2. It's very questionable that they will get any smarter, we have hit the plateau of diminishing returns. They will get more optimized, we can run them more times with more context (e.g. chain of thought), but they fundamentally won't get better at reasoning.

  • > by the time I write an exact detailed step-by-step prompt for them, I could have written the code by hand

    The improved prompt or project documentation guides every future line of code written, whether by a human or an AI. It pays dividends for any long term project.

    > Like there is a reason we are not using fuzzy human language in math/coding

    Math proofs are mostly in English.

That you don't know when it will make a mistake and that it is getting harder to find them are not exactly encouraging signs to me.

  • Do you mean something by "getting harder to find them" that is different from "they are making fewer dumb errors"?

    • There are definitely dumb errors that are hard for human reviewers to find because nobody expects them.

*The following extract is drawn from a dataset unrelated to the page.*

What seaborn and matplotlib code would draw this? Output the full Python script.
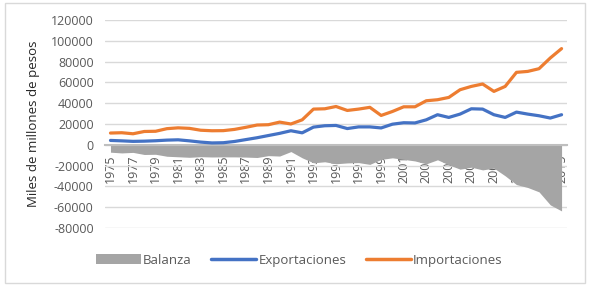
import numpy as np
import pandas as pd
import seaborn as sns
import matplotlib.pyplot as plt
from matplotlib.patches import Rectangle, Patch
from matplotlib.lines import Line2D

years = list(range(1975, 2016))

exportaciones = [4200, 3800, 3300, 3500, 3900, 4500, 4800, 3800, 2600, 1800,
                 2000, 3200, 5000, 6800, 8900, 11000, 13500, 11500, 17000, 18300,
                 18600, 15600, 17200, 17200, 16200, 19800, 21200, 21000, 24000, 28900,
                 26300, 29500, 34600, 34300, 28900, 26300, 31400, 29500, 27900, 25700,
                 28900]

importaciones = [11300, 11600, 10600, 12800, 13000, 15500, 16300, 15800, 14000, 13500,
                 13600, 14800, 16800, 19000, 19300, 21800, 20000, 24000, 34300, 34600,
                 36800, 33000, 34300, 36000, 28200, 32000, 36500, 36500, 42300, 43300,
                 45500, 52900, 56100, 58400, 51300, 56100, 69600, 70500, 73100, 83400,
                 92400]

balanza = [-7100, -7800, -7300, -9300, -9100, -11000, -11500, -12000, -11400, -11700,
           -11600, -11600, -11800, -12200, -10400, -10800, -6500, -12500, -17300, -16300,
           -18200, -17400, -17100, -18800, -14000, -12500, -14000, -15500, -18300, -14400,
           -19200, -23400, -21500, -24100, -22400, -29800, -38200, -41000, -45200, -57700,
           -63500]

df = pd.DataFrame({"year": years, "Exportaciones": exportaciones,
                   "Importaciones": importaciones, "Balanza": balanza})

sns.set_style("white")
plt.rcParams['font.family'] = ['Open Sans', 'DejaVu Sans']

fig = plt.figure(figsize=(5.89, 2.88), dpi=100)
ax = fig.add_axes([0.178, 0.208, 0.785, 0.723])

gray = "#a5a5a5"
blue = "#4472c4"
orange = "#ed7d31"
txt = "#595959"

ax.fill_between(df["year"], 0, df["Balanza"], color=gray, lw=0, zorder=1)
sns.lineplot(data=df, x="year", y="Exportaciones", color=blue, lw=2.3, ax=ax, zorder=3)
sns.lineplot(data=df, x="year", y="Importaciones", color=orange, lw=2.3, ax=ax, zorder=3)

ax.set_xlim(1974.5, 2015.5)
ax.set_ylim(-80000, 120000)
ax.set_yticks(range(-80000, 120001, 20000))
ax.set_yticklabels([str(v) for v in range(-80000, 120001, 20000)])
ax.set_xticks(years[::2])
ax.set_xticklabels([str(y) for y in years[::2]])

ax.grid(axis='y', color="#d9d9d9", lw=1)
ax.grid(axis='x', visible=False)
for s in ["top", "left", "right"]:
    ax.spines[s].set_visible(False)
ax.spines["bottom"].set_position(("data", 0))
ax.spines["bottom"].set_color("#bfbfbf")
ax.spines["bottom"].set_linewidth(1.5)
ax.spines["bottom"].set_zorder(2)

ax.tick_params(axis='x', length=0, pad=7, labelsize=9, labelcolor=txt, labelrotation=90)
ax.tick_params(axis='y', length=0, pad=8, labelsize=9, labelcolor=txt)

ax.set_xlabel("")
ax.set_ylabel("Miles de millones de pesos", fontsize=9.5, color="#262626", labelpad=8)

handles = [Patch(facecolor=gray, edgecolor="none"),
           Line2D([], [], color=blue, lw=2.5),
           Line2D([], [], color=orange, lw=2.5)]
fig.legend(handles, ["Balanza", "Exportaciones", "Importaciones"],
           loc="center", bbox_to_anchor=(0.508, 0.097), ncol=3, frameon=False,
           fontsize=9.5, labelcolor=txt, handlelength=3.4, handleheight=0.7,
           handletextpad=0.15, columnspacing=1.5)

fig.patches.append(Rectangle((0.009, 0.017), 0.984, 0.972, transform=fig.transFigure,
                             fill=False, edgecolor="#d9d9d9", lw=1))

fig.savefig("out.png", dpi=100)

      One concrete example is confusing value and pointer types in C. I've seen people try to cast a `uuid` variable into a `char` buffer to, for example, memset it, by doing `(const char *)&uuid)`. It turned out, however, that `uuid` was not a value type but rather a pointer, and so this ended up just blasting the stack because instead of taking the address of the uuid storage, it's taking the address of the pointer to the storage. If you're hundreds of lines deep and are looking for more complex functional issues, it's very easy to overlook.

And you can build automatic checks that reinforce correct behavior for when the lessons haven’t been learned, by bot or human.